Benefactors in the frame

Fiona Conner, Stairs in Series (2008), timber, metal and plastic fittings, polystyrene, paint....
Fiona Conner, Stairs in Series (2008), timber, metal and plastic fittings, polystyrene, paint. Photo: Ian Frengle

An ostensibly heavyweight piece on show at Dunedin Public Art Gallery is a monument to its collectors, writes Lauren Gutsell.

The Dunedin Public Art Gallery's collection is predominantly made up of permanent holdings; works that are owned by the city of Dunedin.

The collection also includes a significant body of work that is held at the gallery on long-term loan.

These works are stored, cared for and exhibited at the gallery but are owned by generous collectors external to the institution.

A significant group of these works on long-term loan are owned by Wellington-based art collectors Jim and Mary Barr.

The gallery has had a relationship with the Barrs since 1997, when they generously offered 120 works to the gallery on long-term loan and gave 30 works to the gallery's permanent collection.

Since then, as their private collection shifts and grows, there have been periodic changes and additions to both the gallery's long-term loan and permanent collections.

One of the gallery's current exhibitions, "Light switch and conduit: The Jim Barr and Mary Barr Collection'', celebrates their collecting; and while this is not a body of work that is held on long-term loan, it highlights what they have been acquiring in recent years and their ongoing support of New Zealand artists.

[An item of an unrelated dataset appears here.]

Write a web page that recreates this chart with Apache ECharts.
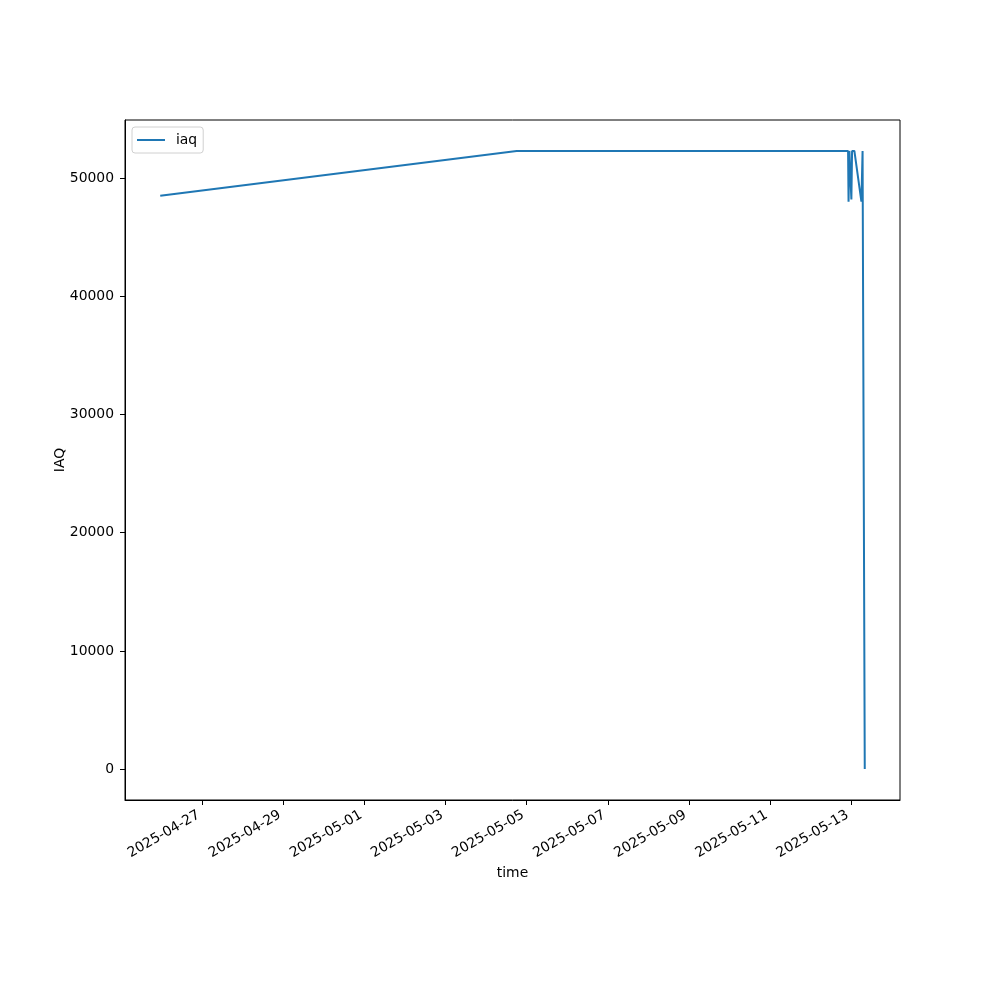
<!DOCTYPE html>
<html>
<head>
<meta charset="utf-8">
<script src="https://cdn.jsdelivr.net/npm/echarts@6/dist/echarts.min.js"></script>
<style>html,body{margin:0;padding:0;background:#fff}#c{width:1000px;height:1000px}</style>
</head>
<body>
<div id="c"></div>
<script>
const times = ['2025-04-25T23:08:00Z', '2025-05-04T18:05:00Z', '2025-05-12T22:13:00Z', '2025-05-12T22:30:00Z',
  '2025-05-12T23:00:00Z', '2025-05-13T00:10:00Z', '2025-05-13T00:35:00Z', '2025-05-13T01:57:00Z',
  '2025-05-13T06:06:00Z', '2025-05-13T06:48:00Z', '2025-05-13T08:06:00Z'];
const iaq = [48500, 52300, 52300, 48000, 52300, 48200, 52300, 52300, 48000, 52300, 0];
const xTicks = ['2025-04-27', '2025-04-29', '2025-05-01', '2025-05-03', '2025-05-05', '2025-05-07', '2025-05-09', '2025-05-11', '2025-05-13'];
const yTicks = [0, 10000, 20000, 30000, 40000, 50000];

const ts = times.map(t => Date.parse(t));
const data = ts.map((t, i) => [t, iaq[i]]);
const xMinD = Math.min(...ts), xMaxD = Math.max(...ts);
const xPad = (xMaxD - xMinD) * 0.05;
const yMinD = Math.min(...iaq), yMaxD = Math.max(...iaq);
const yPad = (yMaxD - yMinD) * 0.05;
const xTickVals = xTicks.map(d => Date.parse(d + 'T00:00:00Z'));
function fmt(v) {
  const d = new Date(v);
  const p = n => String(n).padStart(2, '0');
  return d.getUTCFullYear() + '-' + p(d.getUTCMonth() + 1) + '-' + p(d.getUTCDate());
}
const font = 'DejaVu Sans';
const chart = echarts.init(document.getElementById('c'), null, {renderer: 'canvas'});
chart.setOption({
  animation: false,
  backgroundColor: '#fff',
  textStyle: {fontFamily: font},
  grid: {left: 125, right: 100, top: 120, bottom: 200, show: true, borderColor: '#000', borderWidth: 1, containLabel: false},
  legend: {
    left: 132, top: 127, orient: 'vertical',
    data: [{name: 'iaq', icon: 'rect'}],
    itemWidth: 28, itemHeight: 2, itemGap: 5,
    padding: [6, 6, 6, 5],
    borderColor: '#d0d0d0', borderWidth: 1, borderRadius: 3,
    backgroundColor: 'rgba(255,255,255,0.8)',
    textStyle: {fontFamily: font, fontSize: 13.9, color: '#000', padding: [0, 0, 0, 6]}
  },
  xAxis: {
    type: 'value',
    min: xMinD - xPad, max: xMaxD + xPad,
    name: 'time', nameLocation: 'middle', nameGap: 66, nameMoveOverlap: false,
    nameTextStyle: {fontFamily: font, fontSize: 13.9, color: '#000'},
    axisLine: {show: true, onZero: false, lineStyle: {color: '#000', width: 1}},
    axisTick: {show: true, length: 5, lineStyle: {color: '#000'}, customValues: xTickVals},
    axisLabel: {show: true, rotate: 30, margin: 12, padding: [0, 4, 0, 0], fontFamily: font, fontSize: 13.9, color: '#000', customValues: xTickVals, formatter: fmt},
    splitLine: {show: false}
  },
  yAxis: {
    type: 'value',
    min: yMinD - yPad, max: yMaxD + yPad,
    name: 'IAQ', nameLocation: 'middle', nameGap: 58, nameRotate: 90, nameMoveOverlap: false,
    nameTextStyle: {fontFamily: font, fontSize: 13.9, color: '#000'},
    axisLine: {show: true, onZero: false, lineStyle: {color: '#000', width: 1}},
    axisTick: {show: true, length: 5, lineStyle: {color: '#000'}, customValues: yTicks},
    axisLabel: {show: true, margin: 11, fontFamily: font, fontSize: 13.9, color: '#000', customValues: yTicks, formatter: v => String(v)},
    splitLine: {show: false}
  },
  series: [{
    name: 'iaq', type: 'line', data: data,
    showSymbol: false, symbol: 'none',
    lineStyle: {color: '#1f77b4', width: 2},
    itemStyle: {color: '#1f77b4'}
  }]
});
</script>
</body>
</html>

"Light switch and conduit'' includes artists who, as part of their practice, consider the formal and conceptual potential of space. Fiona Connor's work hovers between perception and reality, the original and the imitation.

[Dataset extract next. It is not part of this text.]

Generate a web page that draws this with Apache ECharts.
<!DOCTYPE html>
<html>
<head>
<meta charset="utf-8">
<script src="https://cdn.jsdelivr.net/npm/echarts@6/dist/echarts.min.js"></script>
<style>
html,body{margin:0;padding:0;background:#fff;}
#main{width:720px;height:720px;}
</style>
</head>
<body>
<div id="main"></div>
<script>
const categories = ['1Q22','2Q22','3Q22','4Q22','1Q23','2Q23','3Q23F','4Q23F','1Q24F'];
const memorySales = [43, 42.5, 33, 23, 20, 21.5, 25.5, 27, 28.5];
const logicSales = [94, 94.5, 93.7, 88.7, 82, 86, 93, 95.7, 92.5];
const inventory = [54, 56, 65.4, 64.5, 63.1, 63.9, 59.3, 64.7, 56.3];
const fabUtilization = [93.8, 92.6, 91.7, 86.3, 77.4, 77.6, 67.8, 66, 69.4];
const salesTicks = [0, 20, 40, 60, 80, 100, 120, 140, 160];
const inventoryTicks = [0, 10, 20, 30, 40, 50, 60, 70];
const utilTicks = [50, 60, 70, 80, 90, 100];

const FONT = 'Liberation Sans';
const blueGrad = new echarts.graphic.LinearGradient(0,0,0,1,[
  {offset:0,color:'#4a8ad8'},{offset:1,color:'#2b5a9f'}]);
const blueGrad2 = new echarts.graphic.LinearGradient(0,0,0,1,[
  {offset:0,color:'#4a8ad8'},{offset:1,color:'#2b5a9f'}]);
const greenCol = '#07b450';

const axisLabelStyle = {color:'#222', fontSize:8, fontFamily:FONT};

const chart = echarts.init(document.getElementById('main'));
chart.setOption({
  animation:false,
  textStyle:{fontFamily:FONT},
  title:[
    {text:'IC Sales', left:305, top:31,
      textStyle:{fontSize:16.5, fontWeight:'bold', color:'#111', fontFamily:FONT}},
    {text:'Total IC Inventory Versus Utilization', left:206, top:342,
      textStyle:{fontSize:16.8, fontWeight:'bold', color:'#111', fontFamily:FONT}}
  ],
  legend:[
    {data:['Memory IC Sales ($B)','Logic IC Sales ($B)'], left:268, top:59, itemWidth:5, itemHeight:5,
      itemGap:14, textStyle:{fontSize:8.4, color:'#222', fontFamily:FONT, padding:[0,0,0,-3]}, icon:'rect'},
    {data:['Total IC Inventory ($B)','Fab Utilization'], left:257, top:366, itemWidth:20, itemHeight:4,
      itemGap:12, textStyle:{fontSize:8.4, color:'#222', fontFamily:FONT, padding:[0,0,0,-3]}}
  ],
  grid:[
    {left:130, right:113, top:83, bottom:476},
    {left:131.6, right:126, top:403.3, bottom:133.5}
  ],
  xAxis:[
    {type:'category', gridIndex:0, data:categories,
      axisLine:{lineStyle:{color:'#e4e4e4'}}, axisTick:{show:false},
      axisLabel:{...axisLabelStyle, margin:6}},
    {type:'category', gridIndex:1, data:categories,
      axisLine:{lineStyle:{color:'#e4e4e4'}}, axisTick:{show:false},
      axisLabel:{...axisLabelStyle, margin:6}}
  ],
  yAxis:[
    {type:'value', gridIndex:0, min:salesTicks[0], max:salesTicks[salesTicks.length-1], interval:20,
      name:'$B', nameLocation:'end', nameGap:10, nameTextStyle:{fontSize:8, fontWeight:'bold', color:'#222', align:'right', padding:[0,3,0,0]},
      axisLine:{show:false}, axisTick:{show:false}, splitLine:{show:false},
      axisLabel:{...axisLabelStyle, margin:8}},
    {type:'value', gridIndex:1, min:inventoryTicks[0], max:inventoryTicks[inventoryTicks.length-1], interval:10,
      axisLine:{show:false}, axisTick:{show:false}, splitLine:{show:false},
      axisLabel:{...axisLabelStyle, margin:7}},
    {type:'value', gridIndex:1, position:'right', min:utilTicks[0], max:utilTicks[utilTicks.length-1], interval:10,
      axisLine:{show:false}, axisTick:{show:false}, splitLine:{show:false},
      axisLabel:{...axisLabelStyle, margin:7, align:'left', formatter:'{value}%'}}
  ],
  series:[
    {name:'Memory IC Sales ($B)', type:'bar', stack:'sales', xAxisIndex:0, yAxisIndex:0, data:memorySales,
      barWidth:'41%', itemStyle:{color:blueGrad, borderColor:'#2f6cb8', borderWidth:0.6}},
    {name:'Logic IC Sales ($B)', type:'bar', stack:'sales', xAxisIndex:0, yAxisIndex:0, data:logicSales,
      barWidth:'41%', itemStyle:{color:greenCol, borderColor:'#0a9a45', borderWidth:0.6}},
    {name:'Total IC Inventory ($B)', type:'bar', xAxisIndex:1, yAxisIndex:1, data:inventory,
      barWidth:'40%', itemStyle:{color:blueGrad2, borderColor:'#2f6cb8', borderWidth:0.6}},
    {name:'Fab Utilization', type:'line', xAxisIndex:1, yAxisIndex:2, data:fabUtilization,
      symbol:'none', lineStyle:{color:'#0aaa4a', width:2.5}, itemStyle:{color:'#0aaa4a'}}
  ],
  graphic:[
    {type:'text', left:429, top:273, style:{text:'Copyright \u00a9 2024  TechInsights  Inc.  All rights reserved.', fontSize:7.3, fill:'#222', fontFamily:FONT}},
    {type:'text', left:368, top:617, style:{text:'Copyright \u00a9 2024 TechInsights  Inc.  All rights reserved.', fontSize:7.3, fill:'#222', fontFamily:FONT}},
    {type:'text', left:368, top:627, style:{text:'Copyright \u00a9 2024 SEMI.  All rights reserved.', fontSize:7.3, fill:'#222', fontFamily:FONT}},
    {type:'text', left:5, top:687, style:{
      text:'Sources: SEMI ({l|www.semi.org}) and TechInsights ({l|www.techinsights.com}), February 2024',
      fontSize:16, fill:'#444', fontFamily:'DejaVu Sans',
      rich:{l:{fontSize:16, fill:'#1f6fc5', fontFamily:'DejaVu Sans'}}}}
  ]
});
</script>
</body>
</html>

The lines between public and private space are often reframed and disrupted through her sculptural and architectural interventions.

Stairs in Series (2008) is a replica of the stairway in the office block where Jim Barr and Mary Barr were living at this time.

At face value the work seems monumental: tons of concrete, timber and steel.

In reality, polystyrene and paint replace structural materials, pulling us into Connor's ruse.

Stairs in Series provides the Barrs with a movable trace or record from an earlier time in their lives; replicating not only an element of their domestic past but also taking that memory and location, removing its function and memorialising it in a sculptural form.